§ **Task to carry out**:
Give back exactly the lines from the beginning of the listing below to the line holding "rich_out = [[], [], [8, 10], [], []]", both ends included; the pictures stay out.

§ **Given material**:
****

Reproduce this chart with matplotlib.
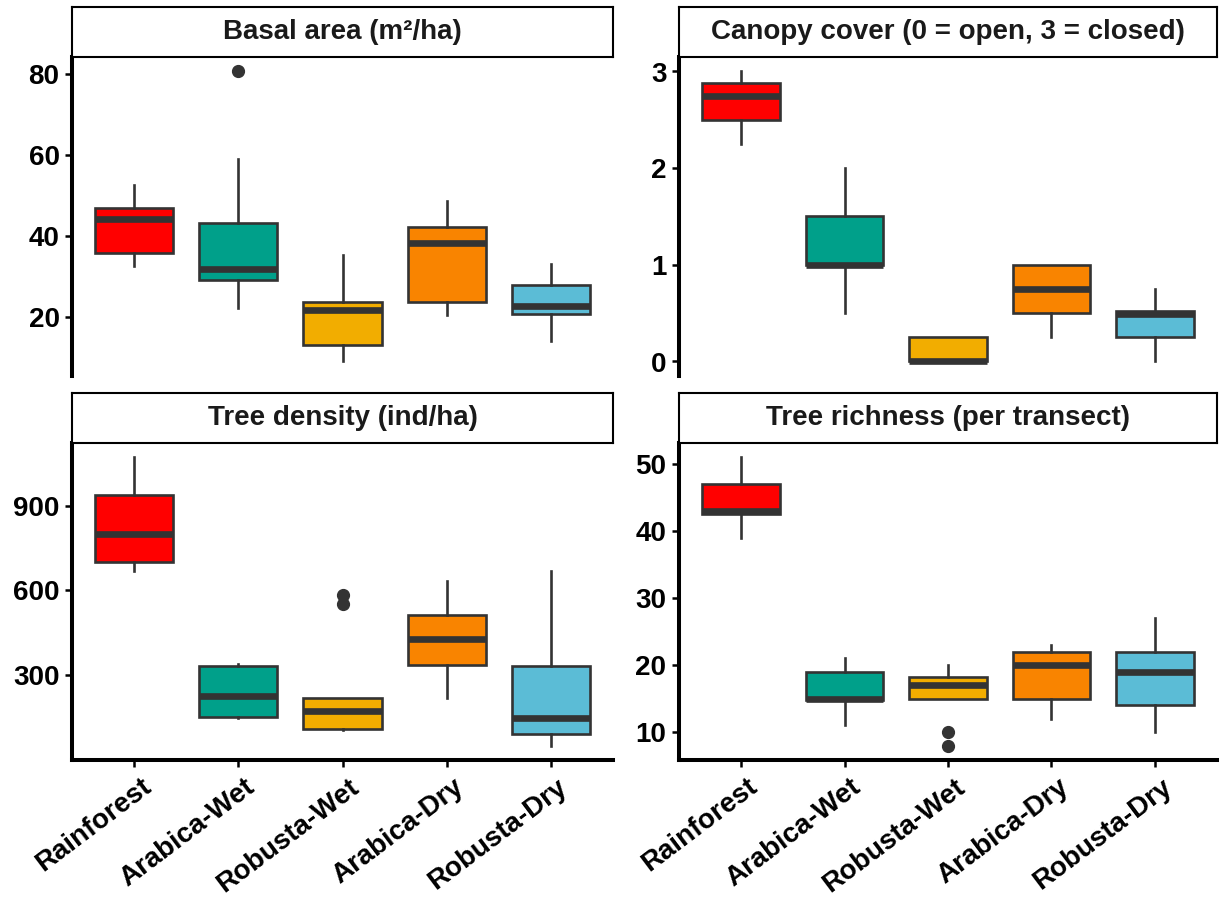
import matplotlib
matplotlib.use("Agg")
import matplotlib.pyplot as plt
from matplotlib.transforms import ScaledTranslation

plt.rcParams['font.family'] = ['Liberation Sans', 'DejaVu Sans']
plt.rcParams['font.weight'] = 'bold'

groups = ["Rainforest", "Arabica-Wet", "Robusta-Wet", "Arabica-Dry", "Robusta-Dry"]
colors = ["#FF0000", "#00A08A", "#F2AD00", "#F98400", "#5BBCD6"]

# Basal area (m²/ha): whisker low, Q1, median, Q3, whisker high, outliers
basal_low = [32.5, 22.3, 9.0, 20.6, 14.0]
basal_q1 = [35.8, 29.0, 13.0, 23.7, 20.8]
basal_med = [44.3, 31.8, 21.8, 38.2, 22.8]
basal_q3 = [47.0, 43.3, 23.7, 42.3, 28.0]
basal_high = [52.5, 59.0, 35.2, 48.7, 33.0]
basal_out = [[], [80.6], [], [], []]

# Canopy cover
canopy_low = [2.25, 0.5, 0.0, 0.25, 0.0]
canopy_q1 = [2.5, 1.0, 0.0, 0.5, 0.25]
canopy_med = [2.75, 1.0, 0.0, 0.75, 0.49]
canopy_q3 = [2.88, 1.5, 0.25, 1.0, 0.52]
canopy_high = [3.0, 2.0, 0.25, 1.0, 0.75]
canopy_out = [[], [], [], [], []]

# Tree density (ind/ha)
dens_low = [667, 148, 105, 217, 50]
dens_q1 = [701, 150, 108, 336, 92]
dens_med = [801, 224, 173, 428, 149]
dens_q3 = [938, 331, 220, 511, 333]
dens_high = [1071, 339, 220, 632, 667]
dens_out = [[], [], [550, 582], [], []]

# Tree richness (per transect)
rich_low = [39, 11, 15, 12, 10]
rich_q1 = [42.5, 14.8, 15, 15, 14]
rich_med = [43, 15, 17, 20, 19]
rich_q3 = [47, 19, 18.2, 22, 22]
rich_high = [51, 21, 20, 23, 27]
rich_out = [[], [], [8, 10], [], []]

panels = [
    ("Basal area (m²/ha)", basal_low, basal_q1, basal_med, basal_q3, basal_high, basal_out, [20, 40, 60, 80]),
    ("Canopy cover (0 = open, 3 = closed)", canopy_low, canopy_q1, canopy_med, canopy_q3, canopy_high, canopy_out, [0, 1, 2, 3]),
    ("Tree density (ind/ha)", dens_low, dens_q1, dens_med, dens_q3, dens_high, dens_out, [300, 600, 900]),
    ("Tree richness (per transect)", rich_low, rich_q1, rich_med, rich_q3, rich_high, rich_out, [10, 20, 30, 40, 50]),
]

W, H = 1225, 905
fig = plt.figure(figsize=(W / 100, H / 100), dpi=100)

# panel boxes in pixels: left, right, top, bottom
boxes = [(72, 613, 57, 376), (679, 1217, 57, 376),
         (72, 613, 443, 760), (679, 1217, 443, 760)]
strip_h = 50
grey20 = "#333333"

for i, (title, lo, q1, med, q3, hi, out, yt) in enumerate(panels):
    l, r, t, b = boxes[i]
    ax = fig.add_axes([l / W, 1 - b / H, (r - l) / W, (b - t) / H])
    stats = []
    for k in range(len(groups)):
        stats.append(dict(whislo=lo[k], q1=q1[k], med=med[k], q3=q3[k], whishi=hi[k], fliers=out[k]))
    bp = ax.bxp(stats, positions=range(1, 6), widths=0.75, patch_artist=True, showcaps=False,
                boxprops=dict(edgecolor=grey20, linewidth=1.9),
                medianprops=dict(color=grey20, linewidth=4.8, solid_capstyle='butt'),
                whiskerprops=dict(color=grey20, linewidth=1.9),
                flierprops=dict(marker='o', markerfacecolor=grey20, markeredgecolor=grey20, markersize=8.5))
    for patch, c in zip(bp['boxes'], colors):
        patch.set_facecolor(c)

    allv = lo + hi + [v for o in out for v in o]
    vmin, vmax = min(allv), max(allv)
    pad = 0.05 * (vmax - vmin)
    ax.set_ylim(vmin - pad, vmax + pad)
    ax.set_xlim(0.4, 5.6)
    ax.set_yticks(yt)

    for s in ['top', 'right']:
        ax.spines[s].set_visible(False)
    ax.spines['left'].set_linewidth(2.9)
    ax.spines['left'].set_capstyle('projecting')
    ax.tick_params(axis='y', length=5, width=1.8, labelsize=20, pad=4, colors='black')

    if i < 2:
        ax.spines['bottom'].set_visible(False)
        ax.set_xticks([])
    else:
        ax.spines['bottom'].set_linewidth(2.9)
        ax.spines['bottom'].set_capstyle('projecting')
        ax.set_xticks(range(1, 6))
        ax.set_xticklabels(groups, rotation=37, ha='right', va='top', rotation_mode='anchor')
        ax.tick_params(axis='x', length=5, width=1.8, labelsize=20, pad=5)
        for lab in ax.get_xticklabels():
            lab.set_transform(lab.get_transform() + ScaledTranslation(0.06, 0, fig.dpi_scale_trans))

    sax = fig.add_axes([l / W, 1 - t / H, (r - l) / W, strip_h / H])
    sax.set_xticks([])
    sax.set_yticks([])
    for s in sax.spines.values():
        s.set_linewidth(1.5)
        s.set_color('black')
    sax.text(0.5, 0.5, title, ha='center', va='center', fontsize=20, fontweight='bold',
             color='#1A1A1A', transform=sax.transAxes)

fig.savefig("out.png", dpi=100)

****

§ **The response**:
Reproduce this chart with matplotlib.
import matplotlib
matplotlib.use("Agg")
import matplotlib.pyplot as plt
from matplotlib.transforms import ScaledTranslation

plt.rcParams['font.family'] = ['Liberation Sans', 'DejaVu Sans']
plt.rcParams['font.weight'] = 'bold'

groups = ["Rainforest", "Arabica-Wet", "Robusta-Wet", "Arabica-Dry", "Robusta-Dry"]
colors = ["#FF0000", "#00A08A", "#F2AD00", "#F98400", "#5BBCD6"]

# Basal area (m²/ha): whisker low, Q1, median, Q3, whisker high, outliers
basal_low = [32.5, 22.3, 9.0, 20.6, 14.0]
basal_q1 = [35.8, 29.0, 13.0, 23.7, 20.8]
basal_med = [44.3, 31.8, 21.8, 38.2, 22.8]
basal_q3 = [47.0, 43.3, 23.7, 42.3, 28.0]
basal_high = [52.5, 59.0, 35.2, 48.7, 33.0]
basal_out = [[], [80.6], [], [], []]

# Canopy cover
canopy_low = [2.25, 0.5, 0.0, 0.25, 0.0]
canopy_q1 = [2.5, 1.0, 0.0, 0.5, 0.25]
canopy_med = [2.75, 1.0, 0.0, 0.75, 0.49]
canopy_q3 = [2.88, 1.5, 0.25, 1.0, 0.52]
canopy_high = [3.0, 2.0, 0.25, 1.0, 0.75]
canopy_out = [[], [], [], [], []]

# Tree density (ind/ha)
dens_low = [667, 148, 105, 217, 50]
dens_q1 = [701, 150, 108, 336, 92]
dens_med = [801, 224, 173, 428, 149]
dens_q3 = [938, 331, 220, 511, 333]
dens_high = [1071, 339, 220, 632, 667]
dens_out = [[], [], [550, 582], [], []]

# Tree richness (per transect)
rich_low = [39, 11, 15, 12, 10]
rich_q1 = [42.5, 14.8, 15, 15, 14]
rich_med = [43, 15, 17, 20, 19]
rich_q3 = [47, 19, 18.2, 22, 22]
rich_high = [51, 21, 20, 23, 27]
rich_out = [[], [], [8, 10], [], []]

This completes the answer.